┏━━

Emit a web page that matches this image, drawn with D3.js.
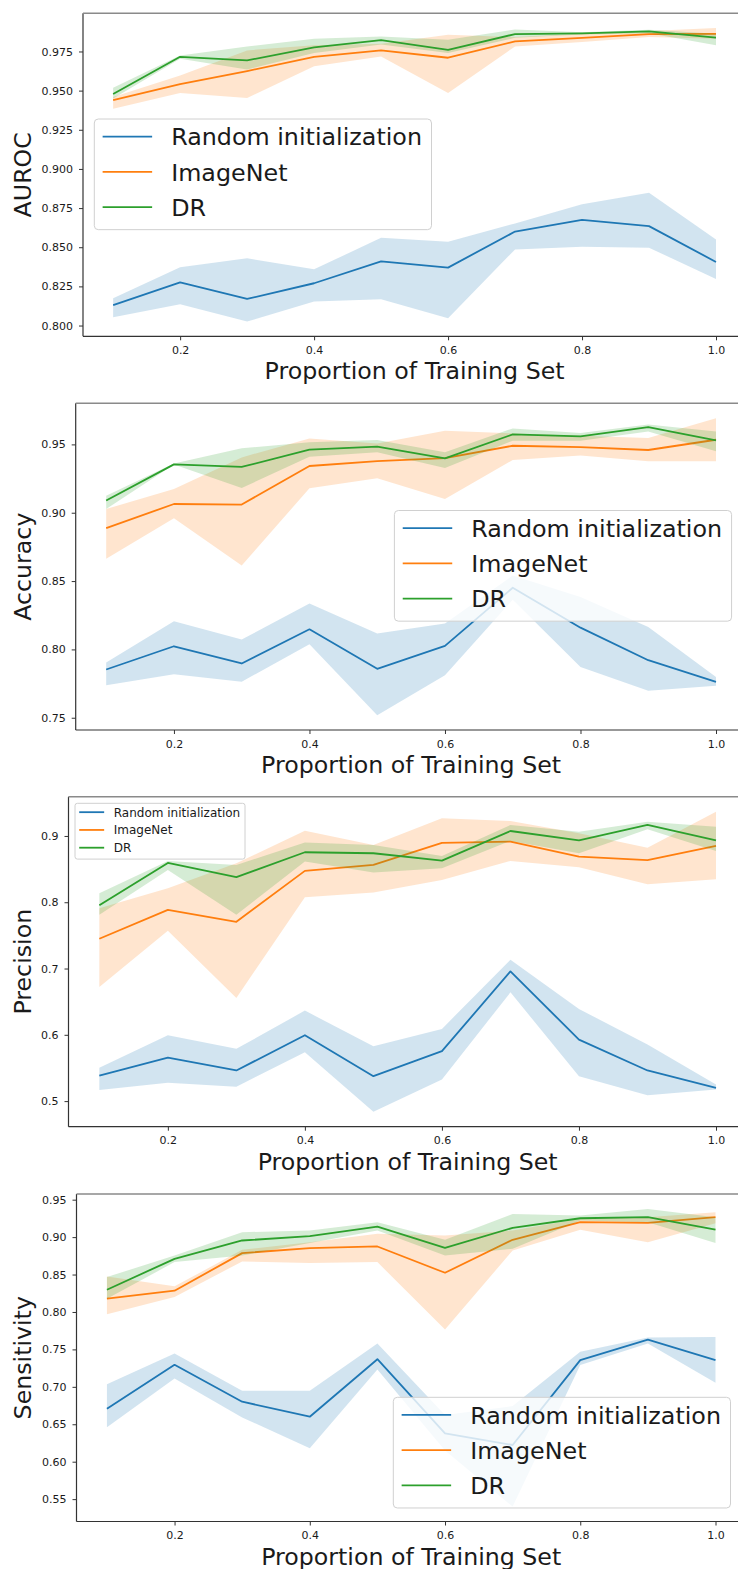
<!DOCTYPE html>
<html>
<head>
<meta charset="utf-8">
<script src="https://cdn.jsdelivr.net/npm/d3@7"></script>
<style>
  html, body { margin: 0; padding: 0; background: #fff; }
  svg { display: block; }
  text { font-family: "DejaVu Sans", sans-serif; fill: #1a1a1a; }
</style>
</head>
<body>
<svg id="chart" width="738" height="1569"></svg>
<script>
// ---------------- DATA ----------------
const proportions = [0.1, 0.2, 0.3, 0.4, 0.5, 0.6, 0.7, 0.8, 0.9, 1.0];
const seriesNames = ["Random initialization", "ImageNet", "DR"];
const seriesColors = ["#1f77b4", "#ff7f0e", "#2ca02c"];
const xTicks = [0.2, 0.4, 0.6, 0.8, 1.0];
const xLabel = "Proportion of Training Set";

// AUROC
const aurocRandom   = [0.813, 0.8276, 0.817, 0.827, 0.841, 0.837, 0.860, 0.8675, 0.8635, 0.8406];
const aurocRandomLo = [0.8053, 0.8136, 0.8025, 0.8153, 0.8168, 0.8047, 0.8486, 0.8503, 0.8497, 0.8297];
const aurocRandomHi = [0.8174, 0.8372, 0.8429, 0.8359, 0.856, 0.8535, 0.8652, 0.8775, 0.8848, 0.855];
const aurocImageNet   = [0.944, 0.9542, 0.9625, 0.9716, 0.9757, 0.971, 0.9814, 0.9837, 0.9861, 0.9863];
const aurocImageNetLo = [0.9385, 0.9485, 0.9453, 0.9655, 0.9718, 0.9485, 0.9782, 0.981, 0.9842, 0.9831];
const aurocImageNetHi = [0.946, 0.9597, 0.9757, 0.9789, 0.980, 0.9856, 0.9842, 0.9863, 0.988, 0.990];
const aurocDR   = [0.9478, 0.9716, 0.9693, 0.9776, 0.9822, 0.976, 0.9861, 0.9865, 0.9878, 0.9839];
const aurocDRLo = [0.9449, 0.9703, 0.9635, 0.974, 0.9795, 0.974, 0.9837, 0.9858, 0.9867, 0.9789];
const aurocDRHi = [0.9519, 0.9725, 0.9782, 0.9831, 0.9846, 0.9825, 0.989, 0.9873, 0.9888, 0.9863];
const aurocTicks = [0.800, 0.825, 0.850, 0.875, 0.900, 0.925, 0.950, 0.975];

// Accuracy
const accRandom   = [0.7853, 0.8023, 0.7897, 0.8147, 0.7858, 0.8026, 0.8451, 0.8159, 0.7921, 0.7763];
const accRandomLo = [0.7738, 0.7819, 0.7763, 0.8038, 0.7519, 0.7811, 0.8364, 0.7872, 0.7697, 0.7734];
const accRandomHi = [0.7904, 0.8206, 0.8072, 0.8335, 0.8116, 0.8189, 0.8541, 0.8383, 0.8164, 0.7799];
const accImageNet   = [0.8887, 0.9064, 0.906, 0.9342, 0.9378, 0.940, 0.949, 0.948, 0.9459, 0.9534];
const accImageNetLo = [0.8663, 0.896, 0.8614, 0.9179, 0.9252, 0.910, 0.9386, 0.9418, 0.9376, 0.9376];
const accImageNetHi = [0.9028, 0.9174, 0.9405, 0.9544, 0.9507, 0.96, 0.958, 0.9563, 0.9546, 0.9692];
const accDR   = [0.9089, 0.9354, 0.9335, 0.9461, 0.9483, 0.9398, 0.9573, 0.9558, 0.9627, 0.9529];
const accDRLo = [0.9028, 0.9352, 0.9181, 0.941, 0.9442, 0.9327, 0.9527, 0.9527, 0.9595, 0.9449];
const accDRHi = [0.9125, 0.9361, 0.9471, 0.9515, 0.9532, 0.9442, 0.9617, 0.9583, 0.9646, 0.9595];
const accTicks = [0.75, 0.80, 0.85, 0.90, 0.95];

// Precision
const precRandom   = [0.5386, 0.5657, 0.5462, 0.5994, 0.5376, 0.5753, 0.6957, 0.5928, 0.5462, 0.5201];
const precRandomLo = [0.5166, 0.5276, 0.5216, 0.5738, 0.484, 0.5326, 0.6641, 0.5376, 0.509, 0.5176];
const precRandomHi = [0.5502, 0.5994, 0.5788, 0.6365, 0.5828, 0.6089, 0.7133, 0.639, 0.5853, 0.5251];
const precImageNet   = [0.7449, 0.7886, 0.7705, 0.8473, 0.8563, 0.8895, 0.8915, 0.8689, 0.8634, 0.885];
const precImageNetLo = [0.6721, 0.757, 0.6556, 0.8076, 0.8147, 0.8337, 0.8624, 0.8528, 0.8272, 0.8347];
const precImageNetHi = [0.7911, 0.8212, 0.8588, 0.908, 0.8865, 0.9266, 0.9226, 0.904, 0.8824, 0.9366];
const precDR   = [0.7956, 0.8593, 0.8378, 0.8754, 0.8739, 0.8629, 0.9075, 0.8935, 0.9166, 0.8935];
const precDRLo = [0.781, 0.8488, 0.781, 0.8614, 0.8448, 0.8513, 0.8925, 0.8739, 0.91, 0.8774];
const precDRHi = [0.8137, 0.8623, 0.8563, 0.89, 0.8865, 0.8699, 0.9166, 0.9065, 0.9216, 0.914];
const precTicks = [0.5, 0.6, 0.7, 0.8, 0.9];

// Sensitivity
const sensRandom   = [0.6708, 0.7294, 0.6801, 0.6601, 0.7369, 0.6379, 0.6223, 0.7356, 0.7631, 0.7356];
const sensRandomLo = [0.6459, 0.7112, 0.6592, 0.618, 0.7232, 0.615, 0.540, 0.729, 0.7578, 0.7054];
const sensRandomHi = [0.7036, 0.7445, 0.6948, 0.6948, 0.7578, 0.6623, 0.6743, 0.7467, 0.7658, 0.7667];
const sensImageNet   = [0.8178, 0.8284, 0.8786, 0.8853, 0.8875, 0.8524, 0.8964, 0.9199, 0.919, 0.9266];
const sensImageNetLo = [0.7969, 0.82, 0.8675, 0.8653, 0.8666, 0.7765, 0.8822, 0.9097, 0.8933, 0.9186];
const sensImageNetHi = [0.8475, 0.8342, 0.883, 0.8933, 0.9044, 0.9022, 0.9088, 0.9244, 0.9266, 0.9333];
const sensDR   = [0.8297, 0.871, 0.8955, 0.9012, 0.9141, 0.8857, 0.9124, 0.9252, 0.9266, 0.9101];
const sensDRLo = [0.8178, 0.8666, 0.8755, 0.892, 0.9088, 0.8755, 0.8844, 0.9222, 0.92, 0.892];
const sensDRHi = [0.8466, 0.8755, 0.9066, 0.9088, 0.9199, 0.8964, 0.931, 0.9288, 0.9377, 0.9266];
const sensTicks = [0.55, 0.60, 0.65, 0.70, 0.75, 0.80, 0.85, 0.90, 0.95];

// ---------------- LAYOUT ----------------
const panels = [
  { label: "AUROC", fmt: ".3f", ticks: aurocTicks,
    series: [[aurocRandom, aurocRandomLo, aurocRandomHi], [aurocImageNet, aurocImageNetLo, aurocImageNetHi], [aurocDR, aurocDRLo, aurocDRHi]],
    left: 83, top: 13.3, bottom: 336.3, x1: 716, legend: { x: 94.3, y: 119, fs: 23.8 } },
  { label: "Accuracy", fmt: ".2f", ticks: accTicks,
    series: [[accRandom, accRandomLo, accRandomHi], [accImageNet, accImageNetLo, accImageNetHi], [accDR, accDRLo, accDRHi]],
    left: 75.7, top: 403.3, bottom: 730, x1: 716, legend: { x: 394.4, y: 510.5, fs: 23.8 } },
  { label: "Precision", fmt: ".1f", ticks: precTicks,
    series: [[precRandom, precRandomLo, precRandomHi], [precImageNet, precImageNetLo, precImageNetHi], [precDR, precDRLo, precDRHi]],
    left: 68.5, top: 796.7, bottom: 1126.7, x1: 716, legend: { x: 75, y: 803.3, fs: 12 } },
  { label: "Sensitivity", fmt: ".2f", ticks: sensTicks,
    series: [[sensRandom, sensRandomLo, sensRandomHi], [sensImageNet, sensImageNetLo, sensImageNetHi], [sensDR, sensDRLo, sensDRHi]],
    left: 76.5, top: 1194, bottom: 1521.5, x1: 715.5, legend: { x: 393.3, y: 1397.3, fs: 23.8 } }
];

const svg = d3.select("#chart");
svg.append("rect").attr("width", 738).attr("height", 1569).attr("fill", "#fff");

panels.forEach(p => {
  const xMin = 0.055, xMax = 1.045;
  const unit = (p.x1 - p.left) / (1.0 - xMin);
  const right = p.left + unit * (xMax - xMin);
  const x = d3.scaleLinear().domain([xMin, xMax]).range([p.left, right]);

  const allLo = d3.min(p.series, s => d3.min(s[1]));
  const allHi = d3.max(p.series, s => d3.max(s[2]));
  const m = (allHi - allLo) * 0.05;
  const y = d3.scaleLinear().domain([allLo - m, allHi + m]).range([p.bottom, p.top]);

  const g = svg.append("g");

  // series: line then band (seaborn order)
  const line = d3.line().x((d, i) => x(proportions[i])).y(d => y(d));
  const area = d3.area().x((d, i) => x(proportions[i])).y0((d, i) => y(d[0])).y1(d => y(d[1]));
  p.series.forEach((s, k) => {
    g.append("path").datum(s[0]).attr("d", line)
      .attr("fill", "none").attr("stroke", seriesColors[k]).attr("stroke-width", 1.8)
      .attr("stroke-linejoin", "round");
    g.append("path").datum(s[1].map((lo, i) => [lo, s[2][i]])).attr("d", area)
      .attr("fill", seriesColors[k]).attr("fill-opacity", 0.2).attr("stroke", "none");
  });

  // axes
  const ax = g.append("g").attr("transform", `translate(0,${p.bottom})`)
    .call(d3.axisBottom(x).tickValues(xTicks).tickFormat(d3.format(".1f")).tickSize(4).tickPadding(6));
  const ay = g.append("g").attr("transform", `translate(${p.left},0)`)
    .call(d3.axisLeft(y).tickValues(p.ticks).tickFormat(d3.format(p.fmt)).tickSize(4).tickPadding(6));
  [ax, ay].forEach(a => {
    a.select(".domain").remove();
    a.selectAll("line").attr("stroke", "#333").attr("stroke-width", 1);
    a.selectAll("text").attr("font-size", 11).attr("fill", "#262626")
      .attr("font-family", "DejaVu Sans, sans-serif");
  });

  // spines
  g.append("line").attr("x1", p.left).attr("x2", right).attr("y1", p.bottom).attr("y2", p.bottom)
    .attr("stroke", "#333").attr("stroke-width", 1.2);
  g.append("line").attr("x1", p.left).attr("x2", p.left).attr("y1", p.top).attr("y2", p.bottom)
    .attr("stroke", "#333").attr("stroke-width", 1.2);
  g.append("line").attr("x1", p.left).attr("x2", right).attr("y1", p.top).attr("y2", p.top)
    .attr("stroke", "#8a8a8a").attr("stroke-width", 1.6);
  g.append("line").attr("x1", right).attr("x2", right).attr("y1", p.top).attr("y2", p.bottom)
    .attr("stroke", "#333").attr("stroke-width", 1.2);

  // axis labels
  g.append("text").attr("x", (p.left + right) / 2).attr("y", p.bottom + 43)
    .attr("text-anchor", "middle").attr("font-size", 23.7).text(xLabel);
  g.append("text")
    .attr("transform", `translate(30.5,${(p.top + p.bottom) / 2}) rotate(-90)`)
    .attr("text-anchor", "middle").attr("font-size", 23.7).text(p.label);

  // legend
  const L = p.legend, fs = L.fs;
  const lg = g.append("g");
  const box = lg.append("rect");
  const lineX0 = L.x + 0.35 * fs, lineX1 = lineX0 + 2.08 * fs, textX = lineX1 + 0.8 * fs;
  const row0 = L.y + 0.74 * fs, rowStep = 1.48 * fs;
  let maxW = 0;
  seriesNames.forEach((name, k) => {
    const ry = row0 + k * rowStep;
    lg.append("line").attr("x1", lineX0).attr("x2", lineX1).attr("y1", ry).attr("y2", ry)
      .attr("stroke", seriesColors[k]).attr("stroke-width", 1.8);
    const t = lg.append("text").attr("x", textX).attr("y", ry + 0.37 * fs)
      .attr("font-size", fs).attr("fill", "#111").text(name);
    maxW = Math.max(maxW, t.node().getComputedTextLength());
  });
  const boxH = (row0 + 2 * rowStep + 0.95 * fs) - L.y;
  box.attr("x", L.x).attr("y", L.y).attr("width", textX + maxW + 0.4 * fs - L.x).attr("height", boxH)
    .attr("rx", Math.min(4, 0.2 * fs)).attr("fill", "#fff").attr("fill-opacity", 0.8)
    .attr("stroke", "#d0d0d0").attr("stroke-width", 1);
});
</script>
</body>
</html>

┗━━

→ What you need to do
Pictures are excluded; extract exactly the lines from the start of the data through the line that holds "0.925, 0.950, 0.975];", both ends included.

→ Final answer
Emit a web page that matches this image, drawn with D3.js.
<!DOCTYPE html>
<html>
<head>
<meta charset="utf-8">
<script src="https://cdn.jsdelivr.net/npm/d3@7"></script>
<style>
  html, body { margin: 0; padding: 0; background: #fff; }
  svg { display: block; }
  text { font-family: "DejaVu Sans", sans-serif; fill: #1a1a1a; }
</style>
</head>
<body>
<svg id="chart" width="738" height="1569"></svg>
<script>
// ---------------- DATA ----------------
const proportions = [0.1, 0.2, 0.3, 0.4, 0.5, 0.6, 0.7, 0.8, 0.9, 1.0];
const seriesNames = ["Random initialization", "ImageNet", "DR"];
const seriesColors = ["#1f77b4", "#ff7f0e", "#2ca02c"];
const xTicks = [0.2, 0.4, 0.6, 0.8, 1.0];
const xLabel = "Proportion of Training Set";

// AUROC
const aurocRandom   = [0.813, 0.8276, 0.817, 0.827, 0.841, 0.837, 0.860, 0.8675, 0.8635, 0.8406];
const aurocRandomLo = [0.8053, 0.8136, 0.8025, 0.8153, 0.8168, 0.8047, 0.8486, 0.8503, 0.8497, 0.8297];
const aurocRandomHi = [0.8174, 0.8372, 0.8429, 0.8359, 0.856, 0.8535, 0.8652, 0.8775, 0.8848, 0.855];
const aurocImageNet   = [0.944, 0.9542, 0.9625, 0.9716, 0.9757, 0.971, 0.9814, 0.9837, 0.9861, 0.9863];
const aurocImageNetLo = [0.9385, 0.9485, 0.9453, 0.9655, 0.9718, 0.9485, 0.9782, 0.981, 0.9842, 0.9831];
const aurocImageNetHi = [0.946, 0.9597, 0.9757, 0.9789, 0.980, 0.9856, 0.9842, 0.9863, 0.988, 0.990];
const aurocDR   = [0.9478, 0.9716, 0.9693, 0.9776, 0.9822, 0.976, 0.9861, 0.9865, 0.9878, 0.9839];
const aurocDRLo = [0.9449, 0.9703, 0.9635, 0.974, 0.9795, 0.974, 0.9837, 0.9858, 0.9867, 0.9789];
const aurocDRHi = [0.9519, 0.9725, 0.9782, 0.9831, 0.9846, 0.9825, 0.989, 0.9873, 0.9888, 0.9863];
const aurocTicks = [0.800, 0.825, 0.850, 0.875, 0.900, 0.925, 0.950, 0.975];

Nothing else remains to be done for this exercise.